The chasm between God and humanity was the greatest division imaginable to the ancient mind. By bridging the chasm Jesus became the great mediator, balancing unimaginable extremes. Jesus’ balancing act has numerous implications for world affairs. For, the world is teetering between tyrannies (fundamentalism) on the one hand, and unchecked individualism (new age) lacking any lasting cohesion, on the other.
The threat of tyranny ran high during World War II. More recently, the threat was felt during the cold war, when the possibility of nuclear annihilation cast a shadow over my young mind. In my Virginia neighborhood in the 1980s, our neighbors had a nuclear fallout shelter in their backyard, complete with canned food stores. Walking the stone steps into the underground shelter scared me to death.

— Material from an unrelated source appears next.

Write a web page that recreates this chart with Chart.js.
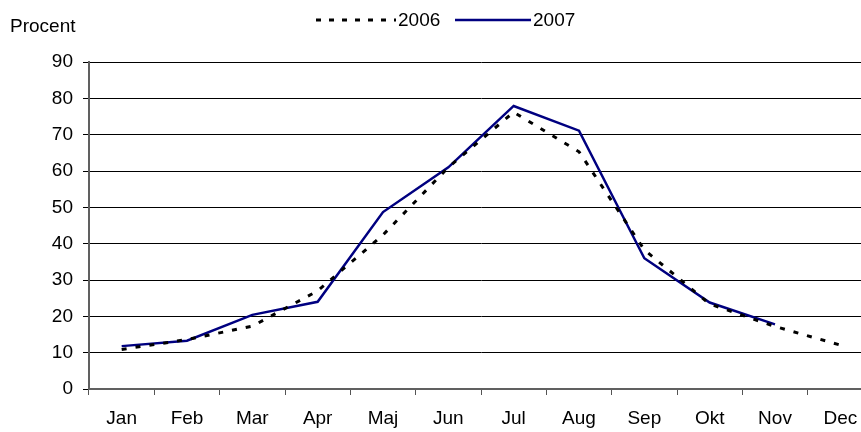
<!DOCTYPE html>
<html>
<head>
<meta charset="utf-8">
<script src="https://cdn.jsdelivr.net/npm/chart.js@4"></script>
<style>
  html, body { margin: 0; padding: 0; overflow: hidden; background: #fff; }
  #wrap { width: 874px; height: 432px; }
</style>
</head>
<body>
<div id="wrap"><canvas id="myChart" width="874" height="432"></canvas></div>
<script>
const months = ["Jan", "Feb", "Mar", "Apr", "Maj", "Jun", "Jul", "Aug", "Sep", "Okt", "Nov", "Dec"];
const values2006 = [10.9, 13.6, 17.3, 27, 42.4, 61, 76.2, 65.3, 38.3, 23.4, 17.2, 12.1];
const values2007 = [11.8, 13.3, 20.4, 24.0, 48.7, 61, 77.9, 71.1, 36.0, 23.8, 17.8, null];
const yMin = 0, yMax = 90, yStep = 10;

const FONT = "'Liberation Sans', Arial, sans-serif";
const FSIZE = 19;

// legend and "Procent" label drawn by hand
const extraText = {
  id: "extraText",
  afterDraw(chart) {
    const c = chart.ctx;
    c.save();
    c.font = FSIZE + "px " + FONT;
    c.fillStyle = "#000";
    c.textBaseline = "middle";
    c.fillText("Procent", 10, 27);

    c.lineWidth = 3;
    c.strokeStyle = "#000";
    c.setLineDash([5, 8]);
    c.beginPath();
    c.moveTo(316, 20);
    c.lineTo(396, 20);
    c.stroke();
    c.fillText("2006", 398, 21);

    c.setLineDash([]);
    c.lineWidth = 2.5;
    c.strokeStyle = "#000080";
    c.beginPath();
    c.moveTo(455, 20);
    c.lineTo(531, 20);
    c.stroke();
    c.fillText("2007", 533, 21);
    c.restore();
  },
};

const ctx = document.getElementById("myChart");
new Chart(ctx, {
  type: "line",
  data: {
    labels: months,
    datasets: [
      {
        label: "2006",
        data: values2006,
        borderColor: "#000",
        borderWidth: 3,
        borderDash: [5, 9],
        pointRadius: 0,
        tension: 0,
      },
      {
        label: "2007",
        data: values2007,
        borderColor: "#000080",
        borderWidth: 2.5,
        pointRadius: 0,
        tension: 0,
        spanGaps: false,
      },
    ],
  },
  options: {
    responsive: false,
    animation: false,
    layout: { padding: { top: 62, left: 0, right: 1, bottom: 0 } },
    plugins: {
      legend: { display: false },
      tooltip: { enabled: false },
    },
    scales: {
      x: {
        offset: true,
        grid: {
          offset: true,
          drawOnChartArea: false,
          color: "#555",
          tickLength: 6,
        },
        border: { color: "#606060", width: 2 },
        ticks: {
          color: "#000",
          font: { family: FONT, size: FSIZE },
          padding: 12,
          maxRotation: 0,
          autoSkip: false,
        },
        afterFit(scale) { scale.height = 43; },
      },
      y: {
        min: yMin,
        max: yMax,
        ticks: {
          stepSize: yStep,
          color: "#000",
          font: { family: FONT, size: FSIZE },
          padding: 10,
        },
        grid: { color: "#000", lineWidth: 1, tickLength: 6 },
        border: { color: "#606060", width: 2 },
        afterFit(scale) { scale.width = 89; },
      },
    },
  },
  plugins: [extraText],
});
</script>
</body>
</html>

Less conspicuous, but also noxious, is the tyranny of runaway individualism, superficial television programming, and the “sex & money” culture that lacks a social conscience. Superficial new age phenomena that lacks commitment through thick and thin, lineage, history, and a street address, is also not the ticket.
The life giving Jesus Paradox is a dance that wards off the tyrannies of individualism run-a-muck and absolutism leading to violence. The dance encourages new age to root their spiritual practice in a historic tradition. The dance interacts with fundamentalists, affirming Jesus is at the center, but encouraging a loosened grip. The adept dancer critiques what’s wrong within a tradition while remaining in it. This dance is not revolution. It is not preservation. It is reformation.
I dream of a world where people experience freedom from the tyrannies of absolutism and “anything goes” individualism. I dream of a world where the balance and grace of the Alexandrian Mystics opens the way to a broad theology in the spirit of the parables and in the spirit of Thomas Merton.